[BEGIN RECORDED INFORMATION]

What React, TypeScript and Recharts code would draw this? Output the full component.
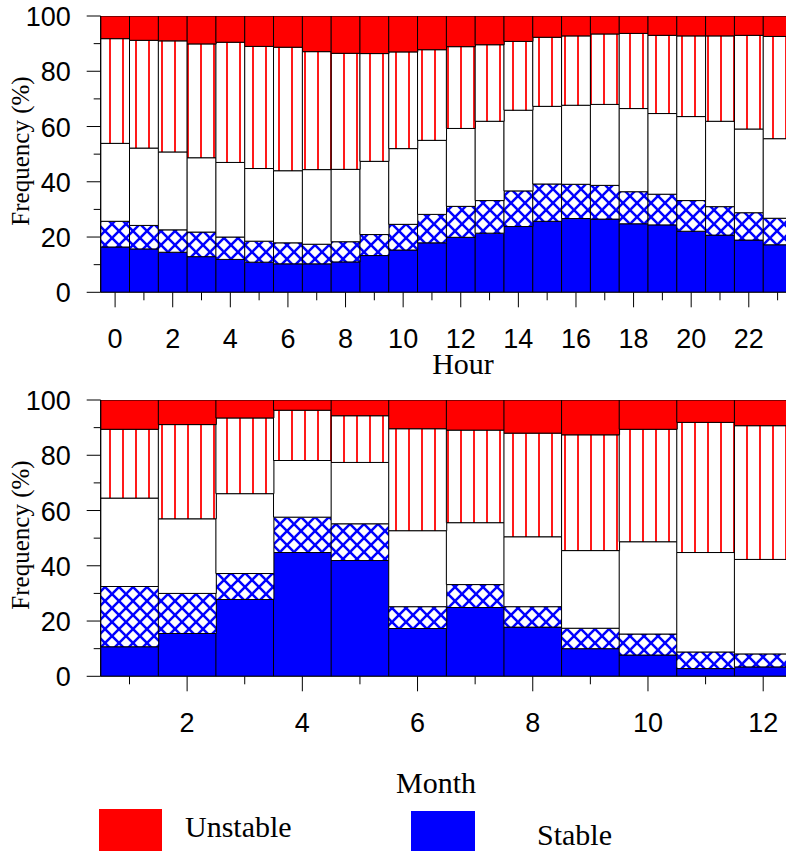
import { BarChart, Bar, XAxis, YAxis } from "recharts";

// hourly frequency (%) of each stability class, bottom of stack first
const hours = [0, 1, 2, 3, 4, 5, 6, 7, 8, 9, 10, 11, 12, 13, 14, 15, 16, 17, 18, 19, 20, 21, 22, 23];
const hourStable = [16.4, 15.7, 14.5, 12.9, 11.9, 10.9, 10.3, 10.3, 11.0, 13.3, 15.3, 17.9, 19.9, 21.4, 23.8, 25.7, 26.7, 26.5, 24.8, 24.4, 22.1, 20.7, 18.9, 17.2];
const hourSlightlyStable = [9.3, 8.5, 8.1, 8.9, 8.1, 7.6, 7.6, 7.1, 7.3, 7.6, 9.3, 10.3, 11.2, 11.8, 12.9, 13.5, 12.4, 12.2, 11.6, 11.1, 11.1, 10.3, 9.9, 9.6];
const hourNeutral = [28.2, 28.0, 28.2, 26.9, 27.0, 26.3, 26.1, 27.0, 26.2, 26.5, 27.4, 26.8, 28.2, 28.7, 29.2, 28.1, 28.6, 29.3, 30.1, 29.2, 30.4, 30.9, 30.3, 28.8];
const hourSlightlyUnstable = [37.9, 39.0, 40.2, 41.2, 43.5, 44.2, 44.7, 42.7, 42.0, 39.0, 35.0, 32.8, 29.6, 27.7, 24.9, 25.0, 25.1, 25.5, 27.2, 28.3, 29.2, 30.9, 33.9, 37.0];
const hourUnstable = [8.2, 8.8, 9.0, 10.1, 9.5, 11.0, 11.3, 12.9, 13.5, 13.6, 13.0, 12.2, 11.1, 10.4, 9.2, 7.7, 7.2, 6.5, 6.3, 7.0, 7.2, 7.2, 7.0, 7.4];

// monthly frequency (%)
const months = [1, 2, 3, 4, 5, 6, 7, 8, 9, 10, 11, 12];
const monthStable = [10.7, 15.5, 27.8, 44.8, 41.9, 17.3, 24.9, 17.8, 10.0, 7.7, 2.8, 3.4];
const monthSlightlyStable = [21.8, 14.5, 9.4, 12.8, 13.3, 7.9, 8.3, 7.4, 7.4, 7.6, 6.0, 4.7];
const monthNeutral = [32.0, 27.0, 28.9, 20.5, 22.2, 27.5, 22.4, 25.3, 28.1, 33.4, 36.0, 34.2];
const monthSlightlyUnstable = [24.9, 34.1, 27.4, 18.2, 16.9, 36.9, 33.5, 37.5, 41.9, 40.7, 47.1, 48.4];
const monthUnstable = [10.6, 8.9, 6.5, 3.7, 5.7, 10.4, 10.9, 12.0, 12.6, 10.6, 8.1, 9.3];

const yTicks = [0, 10, 20, 30, 40, 50, 60, 70, 80, 90, 100];

const hourData = hours.map((h, i) => ({
  key: h,
  stable: hourStable[i],
  slightlyStable: hourSlightlyStable[i],
  neutral: hourNeutral[i],
  slightlyUnstable: hourSlightlyUnstable[i],
  unstable: hourUnstable[i],
}));

const monthData = months.map((m, i) => ({
  key: m,
  stable: monthStable[i],
  slightlyStable: monthSlightlyStable[i],
  neutral: monthNeutral[i],
  slightlyUnstable: monthSlightlyUnstable[i],
  unstable: monthUnstable[i],
}));

const SANS = "'Liberation Sans', Arial, Helvetica, sans-serif";
const SERIF = "'Liberation Serif', 'Times New Roman', serif";

const YTick = (props: any) => {
  const { x, y, payload } = props;
  const major = payload.value % 20 === 0;
  return (
    <g>
      <line x1={x - (major ? 14 : 7)} x2={x} y1={y} y2={y} stroke="#000" />
      {major && (
        <text x={x - 30} y={y + 10} textAnchor="end" fontSize={27} fontFamily={SANS} fill="#000">
          {payload.value}
        </text>
      )}
    </g>
  );
};

const XTick = (props: any) => {
  const { x, y, payload } = props;
  const major = payload.value % 2 === 0;
  return (
    <g>
      <line x1={x} x2={x} y1={y} y2={y + (major ? 15 : 8)} stroke="#000" />
      {major && (
        <text x={x} y={y + 56} textAnchor="middle" fontSize={27} fontFamily={SANS} fill="#000">
          {payload.value}
        </text>
      )}
    </g>
  );
};

const StackChart = ({ data, id }: { data: any[]; id: string }) => (
  <BarChart
    width={800}
    height={380}
    data={data}
    margin={{ top: 16, right: 8, bottom: 0, left: 0 }}
    barCategoryGap={0}
    barGap={0}
  >
    <defs>
      <pattern id={`cross-${id}`} patternUnits="userSpaceOnUse" width={14} height={14}>
        <rect width={14} height={14} fill="#fff" />
        <line x1={0} y1={0} x2={14} y2={14} stroke="#0000ff" strokeWidth={2.5} />
        <line x1={14} y1={0} x2={0} y2={14} stroke="#0000ff" strokeWidth={2.5} />
      </pattern>
      <pattern id={`stripe-${id}`} patternUnits="userSpaceOnUse" width={13} height={10}>
        <rect width={13} height={10} fill="#fff" />
        <line x1={6} y1={0} x2={6} y2={10} stroke="#ff1a1a" strokeWidth={2} />
      </pattern>
    </defs>
    <XAxis
      dataKey="key"
      interval={0}
      height={87.7}
      tickSize={0}
      tickMargin={0}
      tick={<XTick />}
      axisLine={{ stroke: "#000" }}
    />
    <YAxis
      type="number"
      domain={[0, 100]}
      ticks={yTicks}
      interval={0}
      width={100.7}
      tickSize={0}
      tickMargin={0}
      tick={<YTick />}
      axisLine={{ stroke: "#000" }}
      allowDataOverflow
    />
    <Bar dataKey="stable" stackId="a" fill="#0000ff" stroke="#000" strokeWidth={1} isAnimationActive={false} />
    <Bar dataKey="slightlyStable" stackId="a" fill={`url(#cross-${id})`} stroke="#000" strokeWidth={1} isAnimationActive={false} />
    <Bar dataKey="neutral" stackId="a" fill="#fff" stroke="#000" strokeWidth={1} isAnimationActive={false} />
    <Bar dataKey="slightlyUnstable" stackId="a" fill={`url(#stripe-${id})`} stroke="#000" strokeWidth={1} isAnimationActive={false} />
    <Bar dataKey="unstable" stackId="a" fill="#ff0000" stroke="#000" strokeWidth={1} isAnimationActive={false} />
  </BarChart>
);

export default function App() {
  return (
    <div
      style={{
        position: "fixed",
        left: 0,
        top: 0,
        width: 786,
        height: 851,
        overflow: "hidden",
        background: "#fff",
      }}
    >
      <div style={{ position: "absolute", left: 0, top: 0 }}>
        <StackChart data={hourData} id="hour" />
      </div>
      <div style={{ position: "absolute", left: 0, top: 384 }}>
        <StackChart data={monthData} id="month" />
      </div>
      <svg width={786} height={851} style={{ position: "absolute", left: 0, top: 0, pointerEvents: "none" }}>
        <text
          transform="translate(29,151) rotate(-90)"
          textAnchor="middle"
          fontSize={25}
          fontFamily={SERIF}
          fill="#000"
        >
          Frequency (%)
        </text>
        <text
          transform="translate(29,535) rotate(-90)"
          textAnchor="middle"
          fontSize={25}
          fontFamily={SERIF}
          fill="#000"
        >
          Frequency (%)
        </text>
        <text x={463} y={374} textAnchor="middle" fontSize={30} fontFamily={SERIF} fill="#000">
          Hour
        </text>
        <text x={436} y={793} textAnchor="middle" fontSize={30} fontFamily={SERIF} fill="#000">
          Month
        </text>
        <rect x={99} y={809} width={63} height={50} fill="#ff0000" />
        <text x={185} y={837} fontSize={30} fontFamily={SERIF} fill="#000">
          Unstable
        </text>
        <rect x={411} y={811} width={64} height={50} fill="#0000ff" />
        <text x={537} y={845} fontSize={30} fontFamily={SERIF} fill="#000">
          Stable
        </text>
      </svg>
    </div>
  );
}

[END RECORDED INFORMATION]

Your task is to return the lines above, from the first one up to and including the line containing "Bar, XAxis, YAxis", minus any pictures.

What React, TypeScript and Recharts code would draw this? Output the full component.
import { BarChart, Bar, XAxis, YAxis } from "recharts";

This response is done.